Copy the lines below as they are; omit the images they contain.

--- begin ---

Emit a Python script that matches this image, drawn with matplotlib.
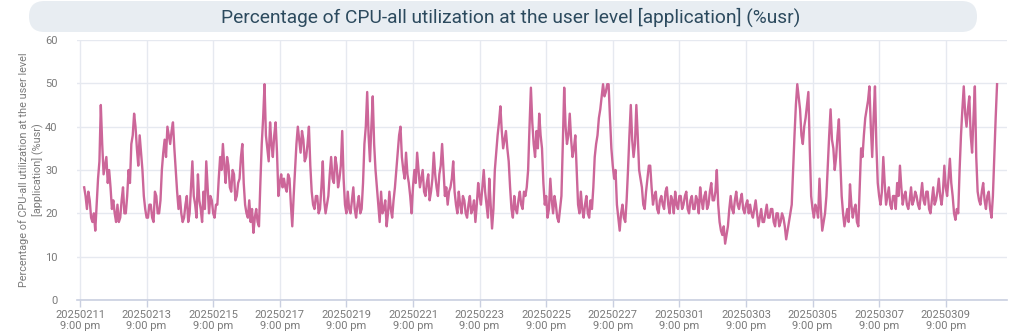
import matplotlib

matplotlib.use("Agg")
import matplotlib.pyplot as plt
import numpy as np
import pandas as pd
from matplotlib.patches import FancyBboxPatch
from matplotlib.transforms import IdentityTransform

# %usr samples, hourly; one row per calendar day starting 2025-02-12 00:00
DAY_ROWS = [
    [26, 24, 21, 25, 23, 19, 18, 20, 16, 22, 28, 32, 45, 36, 29, 31, 33, 27, 30, 26, 21, 23, 20, 18],
    [22, 18, 19, 23, 26, 20, 20, 24, 30, 27, 36, 38, 43, 40, 35, 31, 38, 34, 30, 24, 21, 19, 19, 22],
    [22, 19, 18, 25, 24, 20, 20, 23, 30, 34, 37, 33, 40, 38, 36, 39, 41, 35, 30, 25, 21, 24, 20, 18],
    [19, 22, 24, 18, 20, 26, 32, 24, 22, 19, 29, 23, 21, 18, 25, 21, 32, 26, 20, 24, 23, 20, 19, 22],
    [22, 28, 33, 30, 36, 31, 27, 33, 31, 26, 25, 30, 29, 23, 24, 27, 28, 33, 36, 27, 22, 20, 19, 23],
    [18, 21, 15.5, 19, 21, 18, 17, 27, 36, 42, 49.8, 38, 35, 32, 41, 36, 33, 38, 41, 34, 24, 27, 29, 26],
    [28, 26, 25, 29, 28, 22, 17, 24, 30, 36, 40, 37, 34, 39, 37, 32, 33, 36, 40, 31, 25, 22, 21, 24],
    [24, 20, 21, 26, 32, 23, 20, 22, 24, 29, 33, 28, 27, 33, 31, 26, 28, 31, 39, 28, 22, 20, 25, 21],
    [20, 23, 26, 21, 19, 22, 24, 20, 21, 27, 36, 40, 48, 38, 32, 40, 47, 36, 30, 26, 22, 18, 25, 20],
    [21, 23, 17, 20, 25, 21, 19, 23, 26, 30, 34, 38, 40, 33, 30, 28, 34, 29, 27, 24, 20, 26, 30, 27],
    [34, 30, 26, 28, 30, 25, 24, 27, 29, 23, 25, 28, 34, 29, 26, 24, 29, 31, 36, 30, 24, 26, 22, 25],
    [26, 28, 32, 25, 22, 20, 25, 22, 20, 24, 23, 20, 19, 22, 24, 20, 21, 23, 18, 22, 27, 24, 22, 26],
    [30, 25, 22, 19, 28, 22, 16.5, 21, 30, 34, 38, 41, 44.7, 39, 35, 37, 39, 35, 32, 26, 21, 19, 24, 21],
    [20, 23, 25, 22, 21, 25, 24, 26, 30, 40, 49, 41, 36, 33, 39, 35, 43, 38, 35, 27, 22, 24, 19, 21],
    [28, 23, 20, 24, 22, 19, 18, 21, 24, 36, 49, 40, 36, 38, 43, 37, 33, 35, 38, 30, 22, 20, 25, 21],
    [19, 22, 24, 20, 19, 23, 21, 26, 33, 36, 38, 42, 44, 47, 49.8, 47, 48, 49.8, 49.8, 42, 35, 31, 28, 30],
    [22, 19, 16, 20, 22, 19, 18, 23, 30, 38, 45, 37, 33, 36, 45, 38, 30, 28, 26, 22, 21, 25, 28, 31],
    [31, 26, 22, 24, 25, 21, 20, 23, 24, 22, 21, 25, 26, 22, 20, 24, 23, 20, 25, 22, 21, 24, 24, 21],
    [22, 24, 25, 21, 20, 23, 24, 21, 21, 24, 23, 20, 26, 23, 21, 24, 25, 21, 22, 25, 27, 23, 23, 25],
    [30, 22, 18, 16, 15, 17, 13, 15, 17, 21, 24, 21, 20, 23, 25, 22, 21, 23, 24.5, 21, 20, 22, 23, 20],
    [22, 20, 19, 21, 23, 20, 17, 19, 21, 18, 18, 20, 22, 19, 19, 21, 21, 18, 17, 20, 20, 17, 18, 20],
    [19, 17, 14, 16, 18, 20, 22, 30, 38, 45, 49.8, 47, 44, 38, 36, 40, 42, 45, 48, 35, 24, 21, 19, 22],
    [21, 19, 28, 21, 16, 18, 20, 24, 31, 38, 44, 37, 35, 30, 33, 38, 41.7, 32, 24, 20, 17, 19, 21, 18],
    [26.7, 22, 19, 21, 22, 18, 17, 26, 35, 33, 38, 42, 44, 46, 49.3, 40, 33, 42, 49.3, 36, 27, 24, 22, 25],
    [33, 27, 22, 24, 26, 22, 21, 24, 24, 21, 27, 24, 31, 26, 22, 24, 25, 22, 21, 23, 26, 22, 23, 25],
    [24, 22, 21, 24, 27, 23, 22, 25, 25, 21, 20, 23, 26, 22, 23, 25, 28, 24, 22, 25, 31, 26, 24, 28],
    [32.6, 27, 24, 20, 18.5, 21, 20, 30, 38, 44, 49.3, 43, 40, 44, 47, 38, 34, 42, 49.3, 33, 25, 23, 22, 25],
    [27, 23, 21, 24, 25, 21, 19, 24, 33, 42, 49.8],
]
FIRST_SAMPLE = "2025-02-12 00:00"
TICK_START = "2025-02-11 21:00"
N_TICKS = 14
Y_TICKS = [0, 10, 20, 30, 40, 50, 60]

TITLE = "Percentage of CPU-all utilization at the user level [application] (%usr)"
Y_LABEL = "Percentage of CPU-all utilization at the user level\n[application] (%usr)"

LINE_COLOR = "#cc6699"
GRID_COLOR = "#e6e9f0"
AXIS_COLOR = "#c9cfe0"
TEXT_GRAY = "#7a7a7a"

values = np.array([v for row in DAY_ROWS for v in row], dtype=float)
times = pd.date_range(FIRST_SAMPLE, periods=len(values), freq="1h")
tick_times = pd.date_range(TICK_START, periods=N_TICKS, freq="2D")
tick_labels = [f"{t:%Y%m%d}\n9:00 pm" for t in tick_times]

plt.rcParams["font.family"] = ["Roboto", "DejaVu Sans"]

W, H = 1024, 334
fig = plt.figure(figsize=(W / 100, H / 100), dpi=100)

# title pill, drawn in pixel coordinates
pill = FancyBboxPatch(
    (29, H - 32), 948, 31,
    boxstyle="round,pad=0,rounding_size=15.5",
    transform=IdentityTransform(), facecolor="#e8edf2", edgecolor="none",
)
fig.patches.append(pill)
fig.text(511 / W, 1 - 17 / H, TITLE, ha="center", va="center",
         fontsize=13.8, color="#2c4a5e")

ax = fig.add_axes((77 / W, 34 / H, (1007 - 77) / W, 260 / H))
ax.plot(times, values, color=LINE_COLOR, linewidth=1.7, solid_joinstyle="round")

ax.set_ylim(0, 60)
ax.set_yticks(Y_TICKS)
ax.set_xlim(pd.Timestamp("2025-02-11 18:50"), pd.Timestamp("2025-03-11 17:10"))
ax.set_xticks(tick_times)
ax.set_xticklabels(tick_labels)

ax.grid(True, color=GRID_COLOR, linewidth=1.0)
ax.set_axisbelow(True)
for side in ("top", "right", "left"):
    ax.spines[side].set_visible(False)
ax.spines["bottom"].set_color(AXIS_COLOR)
ax.spines["bottom"].set_linewidth(1.2)
ax.tick_params(axis="x", colors=AXIS_COLOR, length=5, width=1, labelcolor=TEXT_GRAY,
               labelsize=8, pad=2)
ax.tick_params(axis="y", length=0, labelcolor=TEXT_GRAY, labelsize=8, pad=14)
for lab in ax.get_xticklabels():
    lab.set_linespacing(1.2)

ax.set_ylabel(Y_LABEL, fontsize=7.8, color=TEXT_GRAY, labelpad=1, linespacing=1.4)

fig.savefig("out.png", dpi=100)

--- end ---

▶ _COMPLETE OUTPUT_:
Emit a Python script that matches this image, drawn with matplotlib.
import matplotlib

matplotlib.use("Agg")
import matplotlib.pyplot as plt
import numpy as np
import pandas as pd
from matplotlib.patches import FancyBboxPatch
from matplotlib.transforms import IdentityTransform

# %usr samples, hourly; one row per calendar day starting 2025-02-12 00:00
DAY_ROWS = [
    [26, 24, 21, 25, 23, 19, 18, 20, 16, 22, 28, 32, 45, 36, 29, 31, 33, 27, 30, 26, 21, 23, 20, 18],
    [22, 18, 19, 23, 26, 20, 20, 24, 30, 27, 36, 38, 43, 40, 35, 31, 38, 34, 30, 24, 21, 19, 19, 22],
    [22, 19, 18, 25, 24, 20, 20, 23, 30, 34, 37, 33, 40, 38, 36, 39, 41, 35, 30, 25, 21, 24, 20, 18],
    [19, 22, 24, 18, 20, 26, 32, 24, 22, 19, 29, 23, 21, 18, 25, 21, 32, 26, 20, 24, 23, 20, 19, 22],
    [22, 28, 33, 30, 36, 31, 27, 33, 31, 26, 25, 30, 29, 23, 24, 27, 28, 33, 36, 27, 22, 20, 19, 23],
    [18, 21, 15.5, 19, 21, 18, 17, 27, 36, 42, 49.8, 38, 35, 32, 41, 36, 33, 38, 41, 34, 24, 27, 29, 26],
    [28, 26, 25, 29, 28, 22, 17, 24, 30, 36, 40, 37, 34, 39, 37, 32, 33, 36, 40, 31, 25, 22, 21, 24],
    [24, 20, 21, 26, 32, 23, 20, 22, 24, 29, 33, 28, 27, 33, 31, 26, 28, 31, 39, 28, 22, 20, 25, 21],
    [20, 23, 26, 21, 19, 22, 24, 20, 21, 27, 36, 40, 48, 38, 32, 40, 47, 36, 30, 26, 22, 18, 25, 20],
    [21, 23, 17, 20, 25, 21, 19, 23, 26, 30, 34, 38, 40, 33, 30, 28, 34, 29, 27, 24, 20, 26, 30, 27],
    [34, 30, 26, 28, 30, 25, 24, 27, 29, 23, 25, 28, 34, 29, 26, 24, 29, 31, 36, 30, 24, 26, 22, 25],
    [26, 28, 32, 25, 22, 20, 25, 22, 20, 24, 23, 20, 19, 22, 24, 20, 21, 23, 18, 22, 27, 24, 22, 26],
    [30, 25, 22, 19, 28, 22, 16.5, 21, 30, 34, 38, 41, 44.7, 39, 35, 37, 39, 35, 32, 26, 21, 19, 24, 21],
    [20, 23, 25, 22, 21, 25, 24, 26, 30, 40, 49, 41, 36, 33, 39, 35, 43, 38, 35, 27, 22, 24, 19, 21],
    [28, 23, 20, 24, 22, 19, 18, 21, 24, 36, 49, 40, 36, 38, 43, 37, 33, 35, 38, 30, 22, 20, 25, 21],
    [19, 22, 24, 20, 19, 23, 21, 26, 33, 36, 38, 42, 44, 47, 49.8, 47, 48, 49.8, 49.8, 42, 35, 31, 28, 30],
    [22, 19, 16, 20, 22, 19, 18, 23, 30, 38, 45, 37, 33, 36, 45, 38, 30, 28, 26, 22, 21, 25, 28, 31],
    [31, 26, 22, 24, 25, 21, 20, 23, 24, 22, 21, 25, 26, 22, 20, 24, 23, 20, 25, 22, 21, 24, 24, 21],
    [22, 24, 25, 21, 20, 23, 24, 21, 21, 24, 23, 20, 26, 23, 21, 24, 25, 21, 22, 25, 27, 23, 23, 25],
    [30, 22, 18, 16, 15, 17, 13, 15, 17, 21, 24, 21, 20, 23, 25, 22, 21, 23, 24.5, 21, 20, 22, 23, 20],
    [22, 20, 19, 21, 23, 20, 17, 19, 21, 18, 18, 20, 22, 19, 19, 21, 21, 18, 17, 20, 20, 17, 18, 20],
    [19, 17, 14, 16, 18, 20, 22, 30, 38, 45, 49.8, 47, 44, 38, 36, 40, 42, 45, 48, 35, 24, 21, 19, 22],
    [21, 19, 28, 21, 16, 18, 20, 24, 31, 38, 44, 37, 35, 30, 33, 38, 41.7, 32, 24, 20, 17, 19, 21, 18],
    [26.7, 22, 19, 21, 22, 18, 17, 26, 35, 33, 38, 42, 44, 46, 49.3, 40, 33, 42, 49.3, 36, 27, 24, 22, 25],
    [33, 27, 22, 24, 26, 22, 21, 24, 24, 21, 27, 24, 31, 26, 22, 24, 25, 22, 21, 23, 26, 22, 23, 25],
    [24, 22, 21, 24, 27, 23, 22, 25, 25, 21, 20, 23, 26, 22, 23, 25, 28, 24, 22, 25, 31, 26, 24, 28],
    [32.6, 27, 24, 20, 18.5, 21, 20, 30, 38, 44, 49.3, 43, 40, 44, 47, 38, 34, 42, 49.3, 33, 25, 23, 22, 25],
    [27, 23, 21, 24, 25, 21, 19, 24, 33, 42, 49.8],
]
FIRST_SAMPLE = "2025-02-12 00:00"
TICK_START = "2025-02-11 21:00"
N_TICKS = 14
Y_TICKS = [0, 10, 20, 30, 40, 50, 60]

TITLE = "Percentage of CPU-all utilization at the user level [application] (%usr)"
Y_LABEL = "Percentage of CPU-all utilization at the user level\n[application] (%usr)"

LINE_COLOR = "#cc6699"
GRID_COLOR = "#e6e9f0"
AXIS_COLOR = "#c9cfe0"
TEXT_GRAY = "#7a7a7a"

values = np.array([v for row in DAY_ROWS for v in row], dtype=float)
times = pd.date_range(FIRST_SAMPLE, periods=len(values), freq="1h")
tick_times = pd.date_range(TICK_START, periods=N_TICKS, freq="2D")
tick_labels = [f"{t:%Y%m%d}\n9:00 pm" for t in tick_times]

plt.rcParams["font.family"] = ["Roboto", "DejaVu Sans"]

W, H = 1024, 334
fig = plt.figure(figsize=(W / 100, H / 100), dpi=100)

# title pill, drawn in pixel coordinates
pill = FancyBboxPatch(
    (29, H - 32), 948, 31,
    boxstyle="round,pad=0,rounding_size=15.5",
    transform=IdentityTransform(), facecolor="#e8edf2", edgecolor="none",
)
fig.patches.append(pill)
fig.text(511 / W, 1 - 17 / H, TITLE, ha="center", va="center",
         fontsize=13.8, color="#2c4a5e")

ax = fig.add_axes((77 / W, 34 / H, (1007 - 77) / W, 260 / H))
ax.plot(times, values, color=LINE_COLOR, linewidth=1.7, solid_joinstyle="round")

ax.set_ylim(0, 60)
ax.set_yticks(Y_TICKS)
ax.set_xlim(pd.Timestamp("2025-02-11 18:50"), pd.Timestamp("2025-03-11 17:10"))
ax.set_xticks(tick_times)
ax.set_xticklabels(tick_labels)

ax.grid(True, color=GRID_COLOR, linewidth=1.0)
ax.set_axisbelow(True)
for side in ("top", "right", "left"):
    ax.spines[side].set_visible(False)
ax.spines["bottom"].set_color(AXIS_COLOR)
ax.spines["bottom"].set_linewidth(1.2)
ax.tick_params(axis="x", colors=AXIS_COLOR, length=5, width=1, labelcolor=TEXT_GRAY,
               labelsize=8, pad=2)
ax.tick_params(axis="y", length=0, labelcolor=TEXT_GRAY, labelsize=8, pad=14)
for lab in ax.get_xticklabels():
    lab.set_linespacing(1.2)

ax.set_ylabel(Y_LABEL, fontsize=7.8, color=TEXT_GRAY, labelpad=1, linespacing=1.4)

fig.savefig("out.png", dpi=100)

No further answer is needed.